Kamar Aiken Capitalizing on Open Wide Receiver Competition, Seems Like Perfect Fit for Patriots’ Offense

Kamar Aiken, Logan RyanFOXBORO, Mass. — The final two spots on the Patriots wide receivers depth chart are very much up for grabs, and Kamar Aiken figures to be one of the final guys in the mix.

Aiken signed with the Patriots late in the 2012 season after failed stints with the Buffalo Bills and Chicago Bears to begin his career. He played in just one game for the Patriots, getting on the field for just three snaps and not seeing a single target from Tom Brady in a Week 16 win over the Jaguars.

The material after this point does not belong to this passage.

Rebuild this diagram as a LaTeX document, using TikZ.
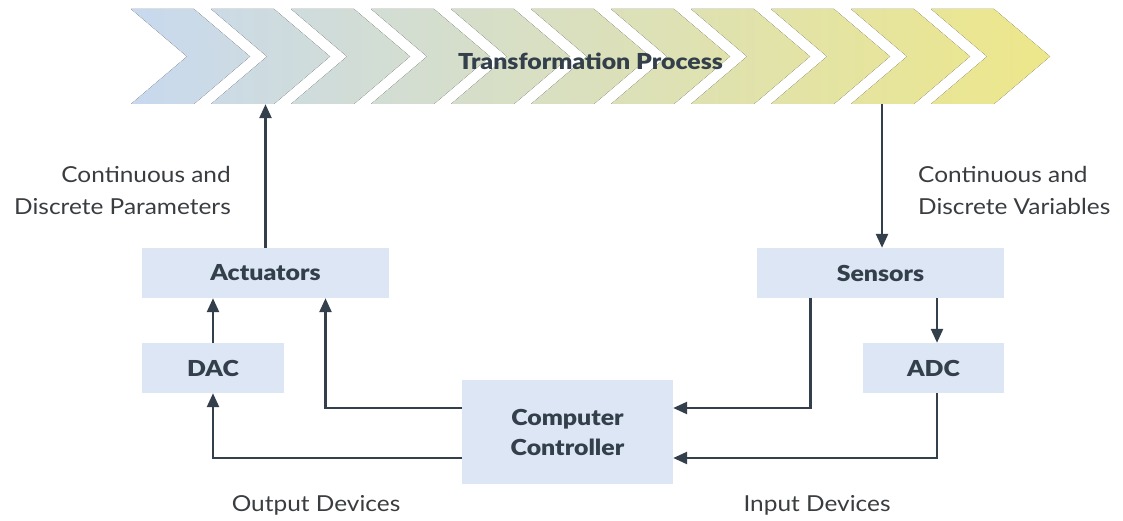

At first glance, that appeared to be the end of Aiken’s tenure in New England. He was released two days later, and expected never to be heard from again. But the Patriots re-signed the overlooked receiver soon thereafter and stashed him on the bench throughout the playoffs. He was thought to be nothing more than a scout-team player with incredible size (6-foot-2, 215 pounds), a big body who could mimic the traits of Andre Johnson and Torrey Smith for the Patriots’ defense. But as the Patriots retooled their wide receiving corps during the offseason, they realized that they might have something special in Aiken.

With the Patriots’ apparent emphasis on bigger, more athletic receivers going forward, Aiken looks, physically at least, like a perfect fit for their offense. But it’s more than just his size that likely intrigues Bill Belichick and Josh McDaniels. Sure, Aiken has the physical attributes typically accustomed of a quality Z receiver, which the Patriots are still searching for, but, even entering OTAs, he wasn’t thought of as a legitimate contender to make the roster. That thinking has changed radically in the 11 days since training camp opened.

Aiken, 24, has seemed to pick up the Patriots’ offensive system quicker than most of the other receivers on the roster — save for Danny Amendola. He’s the third-most experienced receiver on the team, behind Julian Edelman and Matthew Slater, but two months late in the season and a few more in the playoffs doesn’t really constitute much “experience.” Yet, Aiken continues to show off his advanced understanding of the scheme and unexpectedly exceptional abilities as a receiver.

“It’s a good feeling,” Aiken said of his play so far. “I just try to capitalize on all the opportunities I do get and try to minimize me making mistakes and taking full advantage to be honest.”

Aside from Brady’s almost flawless connection with Amendola, Aiken has consistently been in the mix as the No. 2 receiver on any given day. He’s run smooth routes, shown a good ability to get off press coverage at the line and has been one of the most reliable pass catchers in camp.

Even with the standout camp performance, though, nothing is guaranteed for Aiken. The Patriots invested second- and fourth-round picks in Aaron Dobson and Josh Boyce earlier this year, and undrafted rookie Kenbrell Thompkins has made a firm case of his own for a roster spot. So, Aiken’s path to the 53-man roster will be a difficult one — but not impossible.

Aiken knows the chance is there for the taking, which is why he’s so focused on staying healthy — something he hasn’t been able to do in the past.

“This is probably the first camp I’ve been through and I’m day-by-day, feeling good, taking care of my body [and] doing the little things,” Aiken said. “I’m just trying to get to the preseason game 100 percent and go from there. That would be great for me, if I can go into the preseason game 100 percent.”

As the Patriots head to Philadelphia for three days of joint practices ahead of Friday’s preseason opener against the Eagles, Aiken is as healthy as can be and in perfect position to further establish his place on the roster.

On Saturday, Aiken was in the mix on the first-team offense during the Patriots’ full-team scrimmage, along with Amendola, Edelman and Thompkins. Dobson and Boyce are clearly very much in the mix for first-team reps as well, and it wouldn’t be a surprise to see them get some over the course of the four-game preseason schedule. But Aiken’s early lead is a promising sign.

Aiken is still something of a dark horse to make the Patriots’ final 53, especially with all the young talent around him. The battle for the final two receiver spots will likely come down to some blend of Edelman, Thompkins, Michael Jenkins and Aiken.  So, the road might seem steep right now, but Aiken’s combination of talent and smarts might make him just too valuable for the Patriots to let go of.

He’ll have his first real chance to prove it on Friday. We’ll see if he’s a man of his word and can actually capitalize.